When rethinking how a company does business, it is too easy to prioritise operational efficiencies rather than the customer experience. How many companies really invest time and money to consider how the new solution improves the customer experience, ensuring that the customer understands each stage of the process and how they benefit from it? Yet this type of analysis is key to the successful deployment of new approaches. There is no use in having a very efficient system that delivers in-house savings if it doesn’t increase customer engagement; in-house savings only make sense if there is sufficient business for the efficiency to pay dividends.
Insurers need to work with their solution providers to ensure that new products and services are customer-centric, designed with the customer’s needs at the forefront of the design process. Only then will the new approach genuinely benefit the end-user, delivering a better customer experience and increasing their level of engagement with their firm.

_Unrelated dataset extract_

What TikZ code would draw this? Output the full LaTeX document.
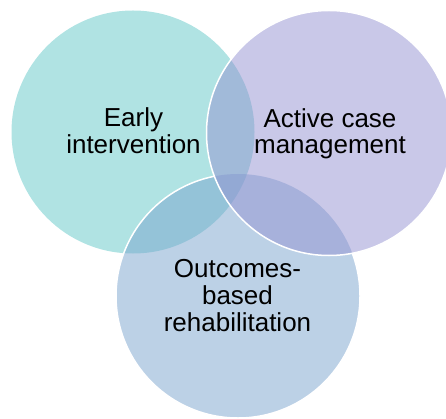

We have to accept that protection and long-term investment and savings products are complex. These complexities require companies to follow specific protocols to comply with regulatory requirements. However, customers are liable to be disappointed or frustrated if they don't properly understand why each stage is required and what it involves.
Sales of protection and long-term investment and savings products will increase if customers have a greater understanding of the complexities driving these processes. Insurer’s need to work with solution providers to ensure that their business processes make the customer feel that they are truly important to the company by ensuring their needs are a priority for their life insurer.